As it discloses, I am personally affiliated with The Alestle at SIUE, having served on its board for years and worked with the students this summer in an editing and advisory capacity; and my SPJ vice president is the Alestle program director. However, I believe this gives our opinions greater weight, not lesser: we know for a fact that this “student journalist” does not exist, and our responsibility to call out unethical behavior per the SPJ Code of Ethics is not lessened by our connections to the student newspaper.
Finally… I didn’t write this one. But the local newsmagazine, Edge of the Weekend, featured my family in an in-depth profile for their back-to-school edition. The weirdness of three family members all going to college together finally made print. The photos used are mine, because my menfolk are my favorite photographic subject.

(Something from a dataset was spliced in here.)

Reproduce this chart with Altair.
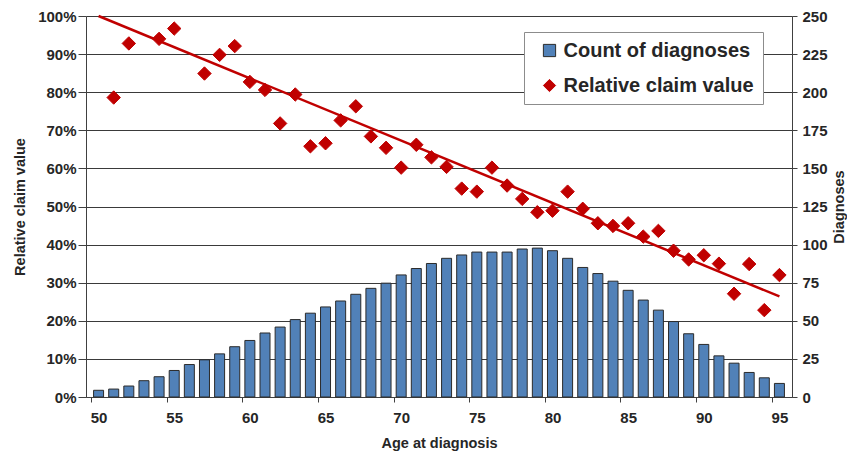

Many thanks to Jill Moon, magazine editor for Hearst Illinois, for thinking of us.
We’ve gotten a lot of attention on this story, and it’s been really sweet to see how many people are cheering us on and supporting us as we enter our second year of family-wide higher education and abject poverty. Six jobs, three tuition bills, two impending graduations and one car. It’s been… interesting.
And in three weeks…. here comes the fall semester!